I hate to break it to you, KidCharlemagne (and arisu, photopat, and FordPrefect, but the Simpsons aren’t “cool”. Not even close actually. (Maybe they were once, a very, very long time ago, but not anymore.) You are all geeks, especially if you own any of the Simpsons’ DVDs, or any books about the Simpsons. (But you probably already knew that.) Sorry.
Me and my friends are known to quote liberally from the Simpsons, Futurama, Family Guy and a number of other shows we’re all fanatical about. This is partially because we all watch them together, but mainly because there’s enough material to draw from to find a quote for every situation.
Course, it was horrible when we were in Sydney. Every time we glimpsed the monorail, we’d burst out in a rendition of “The Monorail Song”, and then argue over who gets to say “Mono-d’oh!”
Indeed. I have a friend – a fellow English lit geek, actually – who tells me that one day I’m going to have to start using my own language, instead of quoting from Shakespeare all the time. My answer is that there’s no need to bother: if Shakespeare doesn’t have a quote for it, the Simpsons do. But I fully acknowledge that I am pathetic.
And, as a side note, I envy those of you who get to see Futurama often enough to quote it repeatedly. Ponces.
BTW, the episode with “Darmok and Jilad at Tanagra” is my favorite TNG ep.
And I have to agree with pestie that the running-ness of running gags usually evolves into a joke in its own right, or rather a meta-joke, if you will.
Like a few people already mentioned, it’s partly as a way of identifying fellow geeks; but it’s important to mention the flip side of that, which is excluding non-geeks.
Geeks, by and large, are people who were ostracized and excluded by their peers, at least during childhood and adolescence. In-jokes are a way of turning things around by excluding the non-geeks who aren’t familiar with the source material: we get it, they don’t. (As a related aspect, there’s also an element of celebrating “Yes! Somebody else likes the weird things I like!” when you’re used to being ostracized precisely for liking those weird things.)
A pretty natural tendency, really, and there’s nothing wrong with it in moderation. But you can tell who’s been left with serious Issues about social inclusion by the extremes they take it to.
<raising and waving hand in the air> Oooh! Oooh! Over here!! </raising hand and waving in the air>
I have to tell you about this one that I had forgotten earlier. It proves that there are geeks in all walks of life and at the strangest moments…
I had a motorcycle accident earlier this year. When I made it to the ER, they hooked me up to an EKG monitor and gave me morphine. Under the influence of the morphine, I began a conversation with a nurse and aide who were attending me with the line “OH! It’s the machine that goes ‘BIIINNG!’…” I laughed. Then, much to my surprise, the aide repeated another line … “Nurse, bring in more aparatus!” Then the nurse picked it up with “There’s nothing you can do, you’re NOT QUALIFIED!” and it went from there.
…then they wheeled me into X-Ray where the technician put me in great pain while trying to move things around to take pictures, so the laughing stopped at that point.

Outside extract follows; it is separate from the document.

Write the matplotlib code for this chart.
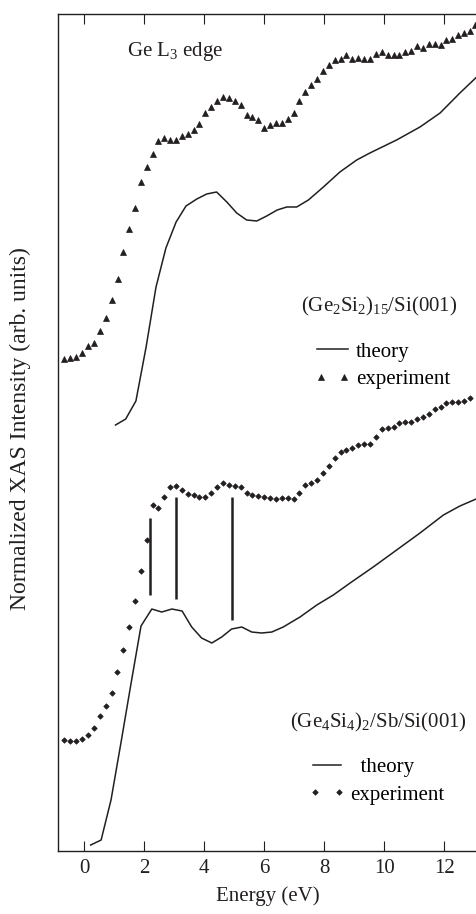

Maybe “The Meaning of Life” is required viewing at this particular hospital, or maybe they’d heard the joke 1000 times, but it made me feel better.
Several years ago, I was hit from behind while riding my bicycle and had a particularly nasty concussion. (It was a hit and run; I was “woken up” by someone who saw me lying face-down on the concrete outside of his apartment…but I digress.)
When you’ve had a head injury, the medical staff will try to find out whether or not you’ve been rendered completely out to lunch by asking you basic questions and seeing if your answers make any sense. They usually ask you stuff like, “What day is today?” or “What were you doing before you got hurt?” or (in the US, anyway), “Who is the President?”
The nurse on duty asked me, “What is the wingspan of an unladen swallow?”
I answered, “African or European?” The staff appluaded my grand show of with-it-ness, and I was marked as “not disoriented” on the chart.